══ DATA BLOCK ══

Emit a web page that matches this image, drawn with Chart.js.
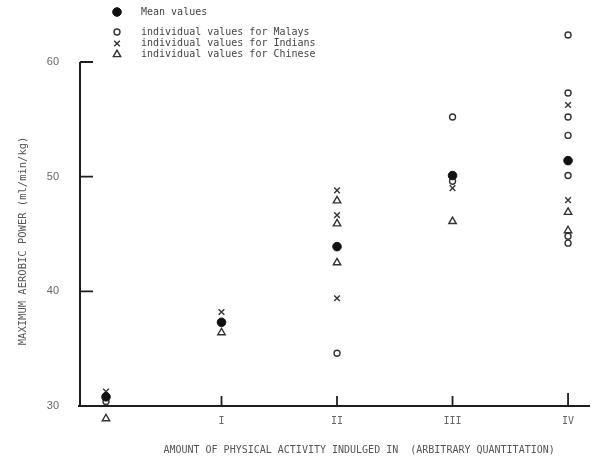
<!DOCTYPE html>
<html><head><meta charset="utf-8">
<script src="https://cdn.jsdelivr.net/npm/chart.js@4/dist/chart.umd.min.js"></script>
<style>html,body{margin:0;padding:0;background:#fff;}#wrap{width:597px;height:460px;position:relative;}</style>
</head><body><div id="wrap"><canvas id="c" width="597" height="460"></canvas></div>
<script>
// ---- data ----
const categoryPositions = [0, 1, 2, 3, 4];
const xTickLabels = ['', 'I', 'II', 'III', 'IV'];
const yTickValues = [30, 40, 50, 60];
const meanValues = [30.8, 37.3, 43.9, 50.1, 51.4];
const malayCategory = [0, 2, 3, 3, 4, 4, 4, 4, 4, 4, 4];
const malayValues = [30.4, 34.6, 55.2, 49.6, 62.35, 57.3, 55.2, 53.6, 50.1, 44.8, 44.2];
const indianCategory = [0, 1, 2, 2, 2, 3, 4, 4];
const indianValues = [31.25, 38.2, 48.8, 46.65, 39.4, 49.0, 56.25, 47.95];
const chineseCategory = [0, 1, 2, 2, 2, 3, 4, 4];
const chineseValues = [28.9, 36.4, 47.9, 45.9, 42.5, 46.1, 46.9, 45.3];
const legendLabels = ['Mean values', 'individual values for Malays', 'individual values for Indians', 'individual values for Chinese'];
const xTitle = 'AMOUNT OF PHYSICAL ACTIVITY INDULGED IN  (ARBITRARY QUANTITATION)';
const yTitle = 'MAXIMUM AEROBIC POWER (ml/min/kg)';

const MONO = '"DejaVu Sans Mono", monospace';
const pts = (cats, vals) => cats.map((c, i) => ({x: c, y: vals[i]}));

const axisPlugin = {
  id: 'axes',
  beforeDatasetsDraw(chart) {
    const {ctx} = chart;
    const xs = chart.scales.x, ys = chart.scales.y;
    const x0 = xs.left, y30 = ys.getPixelForValue(yTickValues[0]);
    const yTop = ys.getPixelForValue(yTickValues[yTickValues.length - 1]);
    ctx.save();
    ctx.strokeStyle = '#1e1e1e';
    ctx.lineWidth = 2;
    ctx.beginPath();
    ctx.moveTo(x0, yTop); ctx.lineTo(x0, y30 + 1);
    ctx.moveTo(x0 - 2, y30); ctx.lineTo(xs.right, y30);
    ctx.stroke();
    ctx.lineWidth = 1.8;
    ctx.beginPath();
    yTickValues.slice(1).forEach(v => {
      const y = ys.getPixelForValue(v);
      ctx.moveTo(x0, y); ctx.lineTo(x0 + 13, y);
    });
    categoryPositions.forEach((c, i) => {
      if (!xTickLabels[i]) return;
      const x = xs.getPixelForValue(c);
      ctx.moveTo(x, y30); ctx.lineTo(x, y30 - (i === categoryPositions.length - 1 ? 13 : 10));
    });
    ctx.stroke();
    // x tick labels, positioned through the x scale
    ctx.fillStyle = '#666';
    ctx.font = '10px ' + MONO;
    ctx.textAlign = 'center';
    ctx.textBaseline = 'middle';
    categoryPositions.forEach((c, i) => {
      if (!xTickLabels[i]) return;
      ctx.fillText(xTickLabels[i], xs.getPixelForValue(c), y30 + 15);
    });
    ctx.restore();
  }
};

const legendPlugin = {
  id: 'customLegend',
  afterDraw(chart) {
    const {ctx} = chart;
    const rows = [12, 32, 43.5, 54.5];
    ctx.save();
    chart.data.datasets.forEach((ds, i) => {
      const y = rows[i];
      ctx.fillStyle = ds.backgroundColor;
      ctx.strokeStyle = ds.borderColor;
      ctx.lineWidth = ds.borderWidth;
      Chart.helpers.drawPoint(ctx, {pointStyle: ds.pointStyle, radius: ds.pointRadius, rotation: 0, borderWidth: ds.borderWidth}, 117, y);
      ctx.fillStyle = '#444';
      ctx.font = '10px ' + MONO;
      ctx.textBaseline = 'middle';
      ctx.textAlign = 'left';
      ctx.fillText(legendLabels[i], 141, y);
    });
    ctx.restore();
  }
};

new Chart(document.getElementById('c'), {
  type: 'scatter',
  data: {
    datasets: [
      {label: legendLabels[0], data: pts(categoryPositions, meanValues), pointStyle: 'circle', pointRadius: 4.3, backgroundColor: '#111', borderColor: '#111', borderWidth: 1, clip: false},
      {label: legendLabels[1], data: pts(malayCategory, malayValues), pointStyle: 'circle', pointRadius: 3, backgroundColor: 'rgba(0,0,0,0)', borderColor: '#333', borderWidth: 1.4, clip: false},
      {label: legendLabels[2], data: pts(indianCategory, indianValues), pointStyle: 'crossRot', pointRadius: 4, backgroundColor: 'rgba(0,0,0,0)', borderColor: '#333', borderWidth: 1.4, clip: false},
      {label: legendLabels[3], data: pts(chineseCategory, chineseValues), pointStyle: 'triangle', pointRadius: 4.3, backgroundColor: 'rgba(0,0,0,0)', borderColor: '#333', borderWidth: 1.4, clip: false}
    ]
  },
  options: {
    responsive: false,
    devicePixelRatio: 1,
    animation: false,
    events: [],
    layout: {padding: {top: 27.6, right: 7, left: 0, bottom: 0}},
    plugins: {legend: {display: false}, tooltip: {enabled: false}},
    scales: {
      x: {
        type: 'linear', min: -0.225, max: 4.19,
        afterBuildTicks: s => { s.ticks = categoryPositions.map(v => ({value: v})); },
        afterFit: s => { s.height = 31.07; },
        grid: {display: false, drawTicks: false},
        border: {display: false},
        ticks: {display: false},
        title: {display: true, text: '        ' + xTitle, color: '#555', font: {family: MONO, size: 10}, padding: {top: 0, bottom: 4}}
      },
      y: {
        type: 'linear', min: 28, max: 63,
        afterBuildTicks: s => { s.ticks = yTickValues.map(v => ({value: v})); },
        afterFit: s => { s.width = 80; },
        grid: {display: false, drawTicks: false},
        border: {display: false},
        ticks: {padding: 21, color: '#666', font: {family: '"Liberation Sans", Arial, sans-serif', size: 11}},
        title: {display: true, text: yTitle + '    ', color: '#555', font: {family: MONO, size: 10.5}, padding: {top: 17, bottom: 0}}
      }
    }
  },
  plugins: [axisPlugin, legendPlugin]
});
</script></body></html>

═══

GIVEN EXERCISE - Repeat verbatim all the material, but not the pictures.

ANSWER TO THE PROBLEM -
Emit a web page that matches this image, drawn with Chart.js.
<!DOCTYPE html>
<html><head><meta charset="utf-8">
<script src="https://cdn.jsdelivr.net/npm/chart.js@4/dist/chart.umd.min.js"></script>
<style>html,body{margin:0;padding:0;background:#fff;}#wrap{width:597px;height:460px;position:relative;}</style>
</head><body><div id="wrap"><canvas id="c" width="597" height="460"></canvas></div>
<script>
// ---- data ----
const categoryPositions = [0, 1, 2, 3, 4];
const xTickLabels = ['', 'I', 'II', 'III', 'IV'];
const yTickValues = [30, 40, 50, 60];
const meanValues = [30.8, 37.3, 43.9, 50.1, 51.4];
const malayCategory = [0, 2, 3, 3, 4, 4, 4, 4, 4, 4, 4];
const malayValues = [30.4, 34.6, 55.2, 49.6, 62.35, 57.3, 55.2, 53.6, 50.1, 44.8, 44.2];
const indianCategory = [0, 1, 2, 2, 2, 3, 4, 4];
const indianValues = [31.25, 38.2, 48.8, 46.65, 39.4, 49.0, 56.25, 47.95];
const chineseCategory = [0, 1, 2, 2, 2, 3, 4, 4];
const chineseValues = [28.9, 36.4, 47.9, 45.9, 42.5, 46.1, 46.9, 45.3];
const legendLabels = ['Mean values', 'individual values for Malays', 'individual values for Indians', 'individual values for Chinese'];
const xTitle = 'AMOUNT OF PHYSICAL ACTIVITY INDULGED IN  (ARBITRARY QUANTITATION)';
const yTitle = 'MAXIMUM AEROBIC POWER (ml/min/kg)';

const MONO = '"DejaVu Sans Mono", monospace';
const pts = (cats, vals) => cats.map((c, i) => ({x: c, y: vals[i]}));

const axisPlugin = {
  id: 'axes',
  beforeDatasetsDraw(chart) {
    const {ctx} = chart;
    const xs = chart.scales.x, ys = chart.scales.y;
    const x0 = xs.left, y30 = ys.getPixelForValue(yTickValues[0]);
    const yTop = ys.getPixelForValue(yTickValues[yTickValues.length - 1]);
    ctx.save();
    ctx.strokeStyle = '#1e1e1e';
    ctx.lineWidth = 2;
    ctx.beginPath();
    ctx.moveTo(x0, yTop); ctx.lineTo(x0, y30 + 1);
    ctx.moveTo(x0 - 2, y30); ctx.lineTo(xs.right, y30);
    ctx.stroke();
    ctx.lineWidth = 1.8;
    ctx.beginPath();
    yTickValues.slice(1).forEach(v => {
      const y = ys.getPixelForValue(v);
      ctx.moveTo(x0, y); ctx.lineTo(x0 + 13, y);
    });
    categoryPositions.forEach((c, i) => {
      if (!xTickLabels[i]) return;
      const x = xs.getPixelForValue(c);
      ctx.moveTo(x, y30); ctx.lineTo(x, y30 - (i === categoryPositions.length - 1 ? 13 : 10));
    });
    ctx.stroke();
    // x tick labels, positioned through the x scale
    ctx.fillStyle = '#666';
    ctx.font = '10px ' + MONO;
    ctx.textAlign = 'center';
    ctx.textBaseline = 'middle';
    categoryPositions.forEach((c, i) => {
      if (!xTickLabels[i]) return;
      ctx.fillText(xTickLabels[i], xs.getPixelForValue(c), y30 + 15);
    });
    ctx.restore();
  }
};

const legendPlugin = {
  id: 'customLegend',
  afterDraw(chart) {
    const {ctx} = chart;
    const rows = [12, 32, 43.5, 54.5];
    ctx.save();
    chart.data.datasets.forEach((ds, i) => {
      const y = rows[i];
      ctx.fillStyle = ds.backgroundColor;
      ctx.strokeStyle = ds.borderColor;
      ctx.lineWidth = ds.borderWidth;
      Chart.helpers.drawPoint(ctx, {pointStyle: ds.pointStyle, radius: ds.pointRadius, rotation: 0, borderWidth: ds.borderWidth}, 117, y);
      ctx.fillStyle = '#444';
      ctx.font = '10px ' + MONO;
      ctx.textBaseline = 'middle';
      ctx.textAlign = 'left';
      ctx.fillText(legendLabels[i], 141, y);
    });
    ctx.restore();
  }
};

new Chart(document.getElementById('c'), {
  type: 'scatter',
  data: {
    datasets: [
      {label: legendLabels[0], data: pts(categoryPositions, meanValues), pointStyle: 'circle', pointRadius: 4.3, backgroundColor: '#111', borderColor: '#111', borderWidth: 1, clip: false},
      {label: legendLabels[1], data: pts(malayCategory, malayValues), pointStyle: 'circle', pointRadius: 3, backgroundColor: 'rgba(0,0,0,0)', borderColor: '#333', borderWidth: 1.4, clip: false},
      {label: legendLabels[2], data: pts(indianCategory, indianValues), pointStyle: 'crossRot', pointRadius: 4, backgroundColor: 'rgba(0,0,0,0)', borderColor: '#333', borderWidth: 1.4, clip: false},
      {label: legendLabels[3], data: pts(chineseCategory, chineseValues), pointStyle: 'triangle', pointRadius: 4.3, backgroundColor: 'rgba(0,0,0,0)', borderColor: '#333', borderWidth: 1.4, clip: false}
    ]
  },
  options: {
    responsive: false,
    devicePixelRatio: 1,
    animation: false,
    events: [],
    layout: {padding: {top: 27.6, right: 7, left: 0, bottom: 0}},
    plugins: {legend: {display: false}, tooltip: {enabled: false}},
    scales: {
      x: {
        type: 'linear', min: -0.225, max: 4.19,
        afterBuildTicks: s => { s.ticks = categoryPositions.map(v => ({value: v})); },
        afterFit: s => { s.height = 31.07; },
        grid: {display: false, drawTicks: false},
        border: {display: false},
        ticks: {display: false},
        title: {display: true, text: '        ' + xTitle, color: '#555', font: {family: MONO, size: 10}, padding: {top: 0, bottom: 4}}
      },
      y: {
        type: 'linear', min: 28, max: 63,
        afterBuildTicks: s => { s.ticks = yTickValues.map(v => ({value: v})); },
        afterFit: s => { s.width = 80; },
        grid: {display: false, drawTicks: false},
        border: {display: false},
        ticks: {padding: 21, color: '#666', font: {family: '"Liberation Sans", Arial, sans-serif', size: 11}},
        title: {display: true, text: yTitle + '    ', color: '#555', font: {family: MONO, size: 10.5}, padding: {top: 17, bottom: 0}}
      }
    }
  },
  plugins: [axisPlugin, legendPlugin]
});
</script></body></html>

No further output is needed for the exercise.